Para os que passam grande parte de sua infância em uma instituição, é assustador a perspectiva de preparar-se para deixa-la, quando completados 18 anos. O grupo Nós é um programa voltado especificamente para esse período de transição, com apadrinhamento e também grupo de apoio entre jovens. Os temas trabalhados durante o acompanhamento dos 16 até os 20 são moradia, trabalho, dinheiro e cidadania.
O programa Com Tato é uma rede voluntária de terapeutas que atendem individualmente as crianças em acolhimento. Por fim, o instituto Fazendo História oferece formações contínuas tanto para os voluntários como para os profissionais que atuam dentro dos serviços de proteção.
O voluntariado
“A aposta é no encontro humano. Mais do que necessariamente ter uma formação técnica, a pessoa deve entender o universo do acolhimento, transpassar estigmas sociais e senso comum para conseguir aumentar o já grande potencial que as crianças possuem”, relata Mônica. Todos os programas contam com voluntariado para sua execução, com durações variadas de formação, a depender do nível de complexidade do projeto.
Monica Vera Guimarães Nunes, professora e diretora de escola aposentada, é voluntária em dois programas: no Fazendo Minha História e no Apadrinhamento Afetivo. Ainda que goste do desenvolvimento dos álbuns, a voluntária admite ter um grande carinho pelo processo de apadrinhamento. Ela é madrinha de Maria*, adolescente de 17 anos:
O apadrinhamento é um compromisso para o resto da vida de uma criança. Você se torna um adulto confiável, interlocutor, criador de espaços de privacidade os quais a criança não teria acesso no abrigo.

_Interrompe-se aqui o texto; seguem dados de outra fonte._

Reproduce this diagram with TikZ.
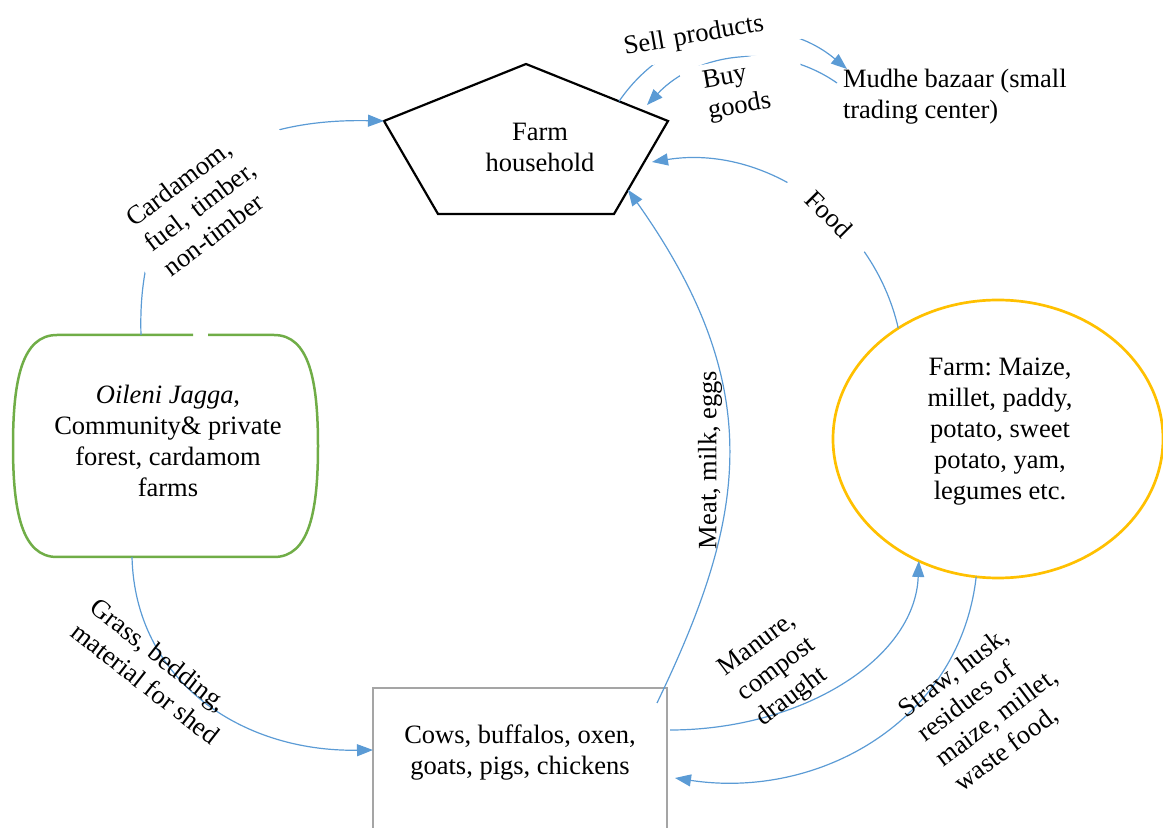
\documentclass[tikz,border=0pt]{standalone}
\usepackage{fontspec}
\setmainfont{Liberation Serif}
\usetikzlibrary{arrows.meta,calc,shapes.geometric}
\definecolor{flowblue}{HTML}{5B9BD5}
\definecolor{forestgreen}{HTML}{70AD47}
\definecolor{cropgold}{HTML}{FFC000}
\definecolor{stockgray}{HTML}{A5A5A5}
\frenchspacing
\begin{document}
\begin{tikzpicture}[x=0.5pt,y=-0.5pt,
  every node/.style={font=\fontsize{13.25pt}{15.5pt}\selectfont, inner sep=0pt, outer sep=0pt},
  flow/.style={draw=flowblue, line width=0.6pt, -{Triangle[length=8pt,width=6pt]}},
  flowlabel/.style={align=left},
  gaplabel/.style={align=left, fill=white},
]
\useasboundingbox (0,0) rectangle (1163,828);
\clip (0,0) rectangle (1163,828);

% farm household (pentagon)
\coordinate (hhT) at (526,64);
\coordinate (hhR) at (668,121);
\coordinate (hhBR) at (614,214);
\coordinate (hhBL) at (438,214);
\coordinate (hhL) at (384,121);
\draw[line width=1.1pt, line join=miter] (hhT) -- (hhR) -- (hhBR) -- (hhBL) -- (hhL) -- cycle;
\node[align=center] (hh) at (540,147) {Farm\\household};

% forest and cardamom farms
\draw[forestgreen, line width=1.25pt]
  (193,335) -- (57,335) .. controls (22,335) and (13,380) .. (13,446)
  .. controls (13,512) and (22,557) .. (57,557) -- (274,557)
  .. controls (309,557) and (318,512) .. (318,446)
  .. controls (318,380) and (309,335) .. (274,335) -- (208,335);
\node[align=center] (forest) at (168,441) {\textit{Oileni Jagga},\\Community\& private\\forest, cardamom\\farms};
\coordinate (forestTop) at (141,335);
\coordinate (forestBot) at (132,557);

% crop farm
\node[ellipse, draw=cropgold, line width=1.35pt, minimum width=165pt, minimum height=139pt] (farm) at (998,439) {};
\node[align=center] (farmtext) at (1000,432) {Farm: Maize,\\millet, paddy,\\potato, sweet\\potato, yam,\\legumes etc.};

% livestock
\node[minimum width=147pt, minimum height=70pt] (stock) at (520,758) {};
\draw[stockgray, line width=1.25pt] (stock.south west) -- (stock.north west) -- (stock.north east) -- (stock.south east);
\node[align=center] (stocktext) at (520,753) {Cows, buffalos, oxen,\\goats, pigs, chickens};

% market
\node[anchor=west, align=left] (bazaar) at (843,97) {Mudhe bazaar (small\\trading center)};

% forest -> household
\draw[flow] (forestTop) .. controls (136,180) and (230,118) .. (hhL);
\node[gaplabel, text width=78.5pt, inner xsep=9pt, inner ysep=3pt, rotate=37] (cardtag) at (210,198) {Cardamom,\\fuel, timber,\\non-timber};

% household <-> market
\draw[flow] ($(hhT)!0.655!(hhR)$) .. controls (672,24) and (775,9) .. ([shift={(4,-28)}]bazaar.west);
\node[gaplabel, text width=90pt, inner xsep=2pt, inner ysep=4.5pt, rotate=10] (selltag) at (713,33) {Sell products};
\draw[flow] ([shift={(-6,-14)}]bazaar.west) .. controls (777,41) and (697,52) .. ([shift={(-21,-16)}]hhR);
\node[gaplabel, text width=38.7pt, inner xsep=10.75pt, inner ysep=3pt, rotate=10] (buytag) at (744,91) {Buy\\goods};

% farm -> household
\draw[flow] (farm.132.5) .. controls (873,218) and (765,144) .. ([shift={(-16,41)}]hhR);
\node[fill=white, minimum width=51.5pt, inner ysep=3pt, rotate=-45] (foodtag) at (829,214) {Food};

% livestock -> household
\draw[flow] ([shift={(-10,15)}]stock.north east) .. controls (745,520) and (770,390) .. ($(hhR)!0.74!(hhBR)$);
\node[rotate=90] (meattag) at (710,460) {Meat, milk, eggs};

% forest -> livestock
\draw[flow] (forestBot) .. controls (135,680) and (240,752) .. ([shift={(0,62)}]stock.north west);
\node[flowlabel, rotate=-38] (grasstag) at (155,671) {Grass, bedding,\\material for shed};

% livestock <-> farm
\draw[flow] ([shift={(3,42)}]stock.north east) .. controls (800,730) and (915,660) .. (farm.237.3);
\node[flowlabel, rotate=37] (manuretag) at (777,670) {Manure,\\compost\\draught};
\draw[flow] (farm.261.8) .. controls (960,720) and (820,800) .. ([shift={(8,90)}]stock.north east);
\node[flowlabel, rotate=37] (strawtag) at (988,706) {Straw, husk,\\residues of\\maize, millet,\\waste food,};
\end{tikzpicture}
\end{document}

Ao conhecer Maria, Monica entendeu que seu trabalho era fazer a adolescente perceber potenciais e gostos, e o quanto sua individualidade devia ser preservada: “A identidade da criança institucionalizada é fosca. Tudo que ela tem é dado, pouca coisa ela consegue escolher. Então quis fazer com que Maria exercesse seu direito a ter preferências. Em cada saída, perguntei o que gostava de vestir, qual era sua cor favorita, qual museu ou filme gostaria de acessar. Por mais institucionalizada que ela fosse, suas carências eram só suas, e é a isso que eu queria prestar atenção”.
Após um ano de apadrinhamento, Monica vê os efeitos na individualidade de Maria. Sabe que ela adora séries de TV, que se entusiasma com livros para adolescentes e que adora ir ao cinema. Sua própria mudança física – a de aceitação de seu cabelo cacheado e sua identidade negra – é resultado da tarefa de se reconhecer enquanto individuo em uma situação de institucionalização e violação de direitos. Devagar, Maria vai escrevendo sua história, única em todo mundo.